About David Metzer
David Metzer is a historian of American music and culture. His work covers a variety of musical genres, including popular music, classical, and jazz. He nimbly jumps from Barry Manilow’s power ballads to songs by Aaron Copland. His research explores cultural issues of race, sexuality, gender, and emotional expression. A new project looks at how music created inside and outside of prison has shaped understandings of prison and the men and women there.
He is the author of The Ballad in American Popular Music: From Elvis to Beyoncé, Musical Modernism at the Turn of the Twenty-First Century, and Quotation and Cultural Meaning in Twentieth-Century Music. The Ballad in American Popular Music: From Elvis to Beyoncé is the first history of the ballad in recent popular music and discusses why these songs have become emotional touchstones in our lives and American society. David has published articles in a wide range of music and interdisciplinary journals, including Journal of the American Musicological Society, Popular Music, Modernism/modernity, and Black Music Research Journal.

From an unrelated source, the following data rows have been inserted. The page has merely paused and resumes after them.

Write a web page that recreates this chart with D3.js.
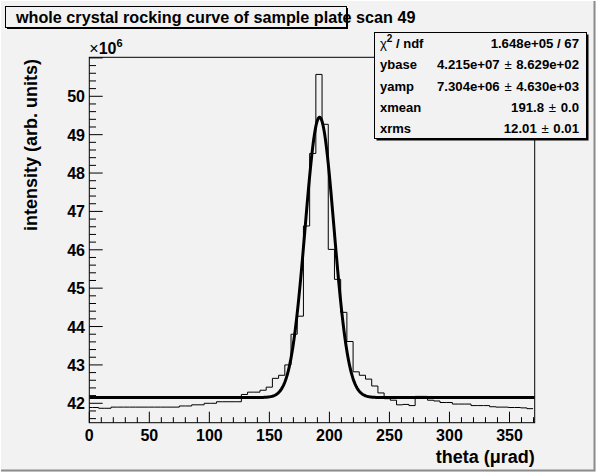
<!DOCTYPE html>
<html>
<head>
<meta charset="utf-8">
<script src="https://cdn.jsdelivr.net/npm/d3@7"></script>
<style>
  html, body { margin: 0; padding: 0; background: #f2f2f2; }
  svg text { font-family: "Liberation Sans", Arial, Helvetica, sans-serif; font-weight: bold; }
</style>
</head>
<body>
<div id="viz"></div>
<script>
// histogram contents, units of 1e6, one per bin (bin k centred on k * binWidth)
var binWidth = 5.17;
var histValues = [
  41.89, 41.89, 41.87, 41.87,
  41.90, 41.90, 41.90, 41.90, 41.90, 41.90, 41.90, 41.90, 41.90, 41.90, 41.90,
  41.93, 41.93, 41.96, 41.96, 42.00, 42.00,
  42.04, 42.04, 42.04, 42.04,
  42.23, 42.29, 42.29, 42.34, 42.42, 42.65, 42.73, 43.00, 43.80, 44.27,
  46.62, 48.51, 50.57, 49.27, 46.01, 45.23, 44.37, 43.61, 42.82, 42.73,
  42.63, 42.45, 42.27, 42.12, 42.08, 41.96, 41.97, 41.94, 42.18, 42.18,
  42.08, 42.06, 42.02, 42.02, 41.98, 41.98, 41.98, 41.94, 41.94, 41.94,
  41.91, 41.90, 41.90, 41.89, 41.89, 41.88, 41.86
];

// fit parameters (gaussian on a flat base)
var ybase = 4.215e7, yamp = 7.304e6, xmean = 191.8, xrms = 12.01;

var statNames = ["ndf", "ybase", "yamp", "xmean", "xrms"];
var statValues = ["1.648e+05 / 67", "4.215e+07 \u00b1 8.629e+02", "7.304e+06 \u00b1 4.630e+03",
                  "191.8 \u00b1 0.0", "12.01 \u00b1 0.01"];

var xTickLabels = [0, 50, 100, 150, 200, 250, 300, 350];
var yTickLabels = [42, 43, 44, 45, 46, 47, 48, 49, 50];

var titleText = "whole crystal rocking curve of sample plate scan 49";
var xTitle = "theta (\u03bcrad)";
var yTitle = "intensity (arb. units)";

(function() {
  var W = 596, H = 472;
  var left = 89.3, right = 534.7, top = 57.3, bottom = 422.7;

  var svg = d3.select("#viz").append("svg")
      .attr("width", W)
      .attr("height", H);

  svg.append("rect").attr("width", W).attr("height", H).style("fill", "#f2f2f2");
  // canvas bevel
  svg.append("path").attr("d", "M0.5," + (H - 0.5) + "V0.5H" + (W - 0.5))
    .style("fill", "none").style("stroke", "#ffffff");
  svg.append("path").attr("d", "M1," + (H - 1.5) + "H" + (W - 1.5) + "V1")
    .style("fill", "none").style("stroke", "#8c8c8c").style("stroke-width", 2);

  var x = d3.scaleLinear().domain([0, 371]).range([left, right]);
  var y = d3.scaleLinear().domain([41.494, 51.016]).range([bottom, top]);

  svg.append("clipPath").attr("id", "frameclip")
    .append("rect").attr("x", left).attr("y", top)
    .attr("width", right - left).attr("height", bottom - top);

  var plot = svg.append("g").attr("clip-path", "url(#frameclip)");

  // histogram outline (steps)
  var pts = [];
  histValues.forEach(function(v, k) {
    var lo = (k - 0.5) * binWidth, hi = (k + 0.5) * binWidth;
    pts.push([x(lo), y(v)]);
    pts.push([x(hi), y(v)]);
  });
  plot.append("path")
    .attr("d", d3.line()(pts))
    .style("fill", "none")
    .style("stroke", "black")
    .style("stroke-width", 1);

  // fit curve
  var fx = d3.range(0, 371.5, 0.5);
  var fit = d3.line()
    .x(function(d) { return x(d); })
    .y(function(d) {
      var t = (d - xmean) / xrms;
      return y((ybase + yamp * Math.exp(-0.5 * t * t)) / 1e6);
    });
  plot.append("path")
    .attr("d", fit(fx))
    .style("fill", "none")
    .style("stroke", "black")
    .style("stroke-width", 3)
    .style("stroke-linejoin", "round");

  // frame
  svg.append("rect")
    .attr("x", left).attr("y", top)
    .attr("width", right - left).attr("height", bottom - top)
    .style("fill", "none").style("stroke", "black").style("stroke-width", 1);

  // x ticks (inward)
  var xt = svg.append("g");
  d3.range(0, 371, 10).forEach(function(v) {
    var major = v % 50 === 0;
    xt.append("line")
      .attr("x1", x(v)).attr("x2", x(v))
      .attr("y1", bottom).attr("y2", bottom - (major ? 11 : 5.5))
      .style("stroke", "black");
  });
  xt.selectAll("text").data(xTickLabels).enter().append("text")
    .attr("x", function(d) { return x(d); })
    .attr("y", 441)
    .attr("text-anchor", "middle")
    .style("font-size", "16px")
    .text(function(d) { return d; });

  // y ticks (inward)
  var yt = svg.append("g");
  d3.range(41.6, 51.01, 0.2).forEach(function(v) {
    var major = Math.abs(v - Math.round(v)) < 1e-6;
    yt.append("line")
      .attr("x1", left).attr("x2", left + (major ? 13.4 : 6.7))
      .attr("y1", y(v)).attr("y2", y(v))
      .style("stroke", "black");
  });
  yt.selectAll("text").data(yTickLabels).enter().append("text")
    .attr("x", 85)
    .attr("y", function(d) { return y(d) + 6; })
    .attr("text-anchor", "end")
    .style("font-size", "16px")
    .text(function(d) { return d; });

  // exponent label
  var ex = svg.append("text").attr("x", left).attr("y", 54).style("font-size", "16px");
  ex.append("tspan").style("font-weight", "normal").text("\u00d7");
  ex.append("tspan").text("10");
  ex.append("tspan").attr("dy", -7).style("font-size", "11px").text("6");

  // axis titles
  svg.append("text")
    .attr("x", right).attr("y", 463)
    .attr("text-anchor", "end")
    .style("font-size", "18px")
    .text(xTitle);
  svg.append("text")
    .attr("transform", "translate(37,59) rotate(-90)")
    .attr("text-anchor", "end")
    .style("font-size", "18px")
    .text(yTitle);

  // title box
  svg.append("rect").attr("x", 7).attr("y", 8).attr("width", 341).attr("height", 21)
    .style("fill", "black");
  svg.append("rect").attr("x", 5.5).attr("y", 6.5).attr("width", 341).attr("height", 21)
    .style("fill", "#f2f2f2").style("stroke", "black");
  svg.append("text")
    .attr("x", 16).attr("y", 23)
    .style("font-size", "16.2px")
    .text(titleText);

  // stats box
  var sx = 374.5, sy = 32.5, sw = 212, sh = 106;
  svg.append("rect").attr("x", sx + 2).attr("y", sy + 2).attr("width", sw).attr("height", sh)
    .style("fill", "black");
  svg.append("rect").attr("x", sx).attr("y", sy).attr("width", sw).attr("height", sh)
    .style("fill", "#f2f2f2").style("stroke", "black");
  var rowH = sh / statNames.length;
  statNames.forEach(function(name, i) {
    var by = sy + rowH * (i + 0.5) + 5;
    var t = svg.append("text").attr("x", 380).attr("y", by).style("font-size", "13px");
    if (i === 0) {
      t.append("tspan").style("font-weight", "normal").text("\u03c7");
      t.append("tspan").attr("dy", -6).style("font-size", "10px").text("2");
      t.append("tspan").attr("dy", 6).text(" / " + name);
    } else {
      t.text(name);
    }
    var val = statValues[i].split("\u00b1");
    var v = svg.append("text").attr("x", 579).attr("y", by)
      .attr("text-anchor", "end").style("font-size", "13.2px");
    v.append("tspan").text(val[0]);
    if (val.length > 1) {
      v.append("tspan").attr("dx", 1).style("font-weight", "normal").text("\u00b1");
      v.append("tspan").attr("dx", 1).text(" " + val[1].trim());
    }
  });
})();
</script>
</body>
</html>
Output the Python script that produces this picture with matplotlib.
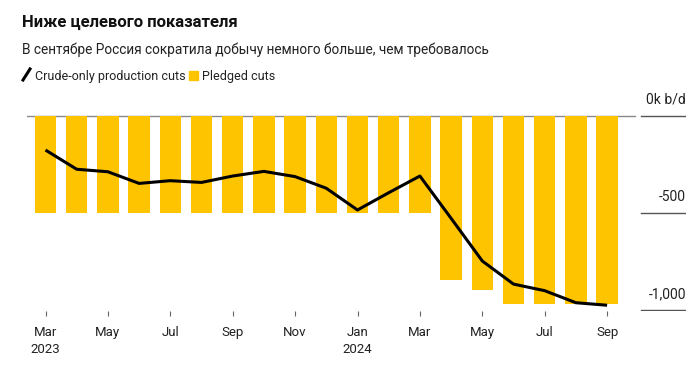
import matplotlib.pyplot as plt
from matplotlib.lines import Line2D
from matplotlib.patches import Rectangle

plt.rcParams['font.family'] = ['Roboto', 'DejaVu Sans']

months = ["Mar\n2023", "Apr", "May", "Jun", "Jul", "Aug", "Sep", "Oct", "Nov", "Dec",
          "Jan\n2024", "Feb", "Mar", "Apr", "May", "Jun", "Jul", "Aug", "Sep"]
pledged = [-500] * 13 + [-848, -898, -970, -970, -970, -970]
crude_only = [-177, -276, -289, -349, -335, -344, -311, -287, -314, -374,
              -486, -397, -311, -529, -749, -868, -902, -964, -977]
yticks = [0, -500, -1000]
ytick_labels = ["0k b/d", "-500", "-1,000"]

W, H = 700, 376
fig = plt.figure(figsize=(W / 100, H / 100), dpi=100)

# axes placed in pixel units
left_px, right_px, top_px, bottom_px = 26.7, 686, 100, 311
ax = fig.add_axes([left_px / W, 1 - bottom_px / H, (right_px - left_px) / W, (bottom_px - top_px) / H])

x = list(range(len(months)))
ax.bar(x, pledged, width=0.68, color="#FFC400", zorder=2)
ax.plot(x, crude_only, color="black", lw=2.2, zorder=3, solid_capstyle="butt")

x0 = (left_px - 45.5) / 31.2
x1 = (right_px - 45.5) / 31.2
ax.set_xlim(x0, x1)
ax.set_ylim((115.7 - bottom_px) * 500 / 97, (115.7 - top_px) * 500 / 97)

# zero baseline across the plot
ax.plot([x0, len(months) - 0.1], [0, 0], color="#8a8a8a", lw=1, zorder=1)

# right-side value ticks: short line with label above
for v, lab in zip(yticks, ytick_labels):
    ax.plot([len(months) + 0.1, x1], [v, v], color="#555555", lw=1, zorder=1)
    ax.annotate(lab, xy=(x1, v), xytext=(0, 8.5), textcoords="offset points",
                ha="right", va="baseline", fontsize=10, color="#222222")

tick_pos = x[::2]
ax.set_xticks(tick_pos)
ax.set_xticklabels(months[::2], fontsize=9.5, color="#222222", linespacing=1.4)
ax.tick_params(axis="x", length=3.6, width=0.8, color="#666666", pad=7.5)
ax.set_yticks([])
for s in ax.spines.values():
    s.set_visible(False)

# title, subtitle
fig.text(22 / W, 1 - 27 / H, "Ниже целевого показателя", fontsize=12, fontweight="bold",
         va="baseline", ha="left", color="#111111")
fig.text(22 / W, 1 - 54.3 / H, "В сентябре Россия сократила добычу немного больше, чем требовалось",
         fontsize=9.8, va="baseline", ha="left", color="#222222")

# legend
fig.add_artist(Line2D([23 / W, 30 / W], [1 - 80 / H, 1 - 69 / H], color="black", lw=2.2))
fig.text(35 / W, 1 - 80 / H, "Crude-only production cuts", fontsize=9, va="baseline",
         ha="left", color="#222222")
fig.add_artist(Rectangle((189 / W, 1 - 80 / H), 9 / W, 9 / H, color="#FFC400",
                         transform=fig.transFigure))
fig.text(202 / W, 1 - 80 / H, "Pledged cuts", fontsize=9, va="baseline", ha="left",
         color="#222222")

fig.savefig("out.png", dpi=100)
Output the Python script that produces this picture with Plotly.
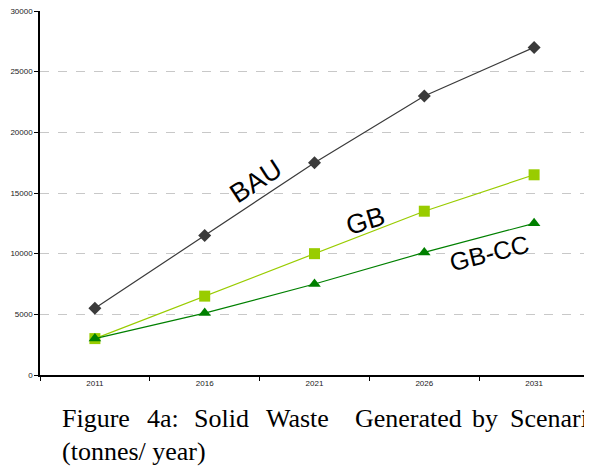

David welcomes opportunities to share his work with a broad public audience. He has given interviews for CBC television, Salon, HuffPost, and BBC and CBC radio. Audiences have enjoyed his talks on ballads, songs that everyone knows and, as he has found out, everyone has strong opinions about. When discussing ballads, he is both a musicologist and a fan who has been crying over the songs since he was a kid.
David is a professor and Distinguished University Scholar at the University of British Columbia.